Brand strategy ROI can be measured through metrics like customer acquisition cost, pricing power improvements, employee retention rates, and brand awareness studies. Track changes in sales cycle length, customer lifetime value, and market share over 12-18 months post-implementation. While some benefits are immediate, the full impact of strategic branding typically compounds over time.

Can small businesses benefit from strategic branding, or is it only for large corporations?

Strategic branding is actually more critical for small businesses because they have fewer resources to waste on ineffective marketing. A clear brand strategy helps small companies compete against larger competitors by establishing distinct positioning and emotional connection. The key is scaling the approach to match your resources while maintaining strategic depth.

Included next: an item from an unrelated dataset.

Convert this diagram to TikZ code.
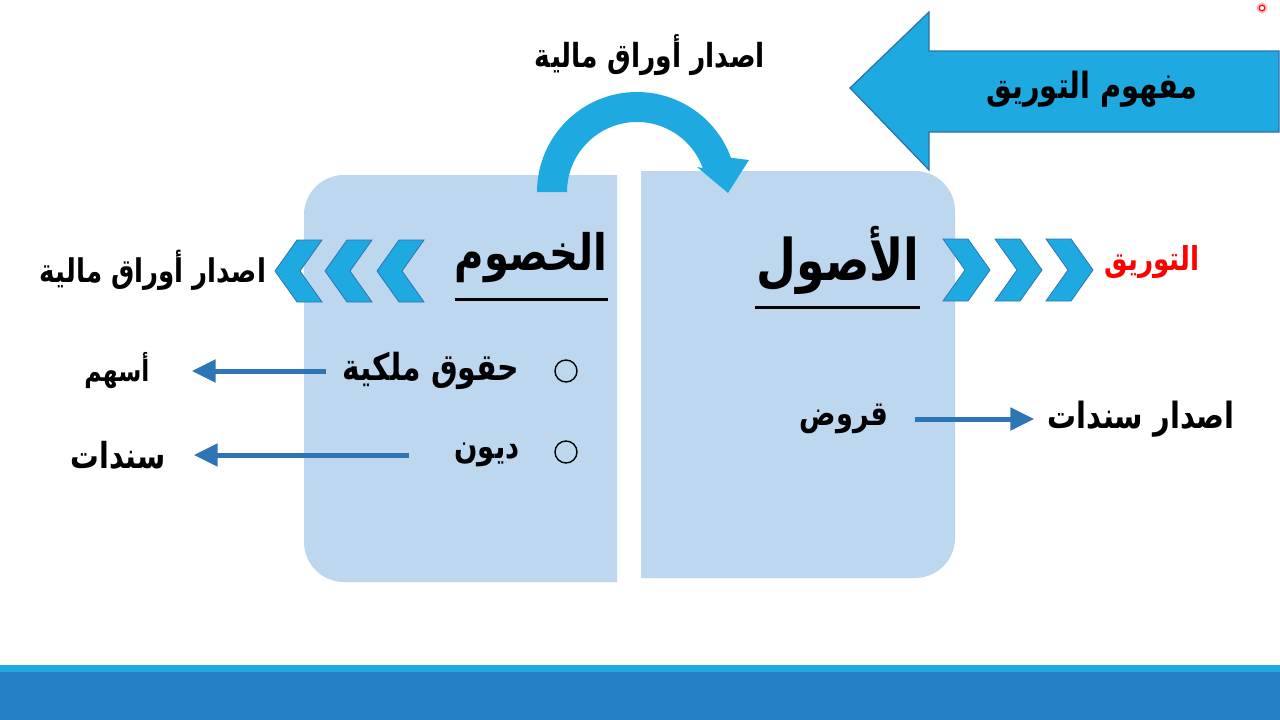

When should a company consider rebranding versus refining their existing brand?

Consider rebranding when your market position has fundamentally shifted, your target audience has changed significantly, or your current brand actively hinders business growth. Refinement works when your core positioning remains relevant but needs stronger expression or updated messaging. Most companies benefit more from strategic refinement than complete rebranding.

How do you ensure brand consistency across different markets or customer segments?

Develop a flexible brand architecture that maintains core positioning while allowing tactical adaptations for different audiences. Create detailed brand guidelines that specify which elements remain constant (values, personality) and which can flex (messaging tone, visual applications). Regular training and clear approval processes help maintain consistency across teams and markets.

What role should customer feedback play in shaping brand strategy?

Customer feedback should inform and validate your brand strategy, but not dictate it entirely. Use customer insights to understand perceptions and preferences, then balance these with your business objectives and market opportunities. The strongest brands lead customer expectations rather than simply following them, creating differentiation through strategic positioning.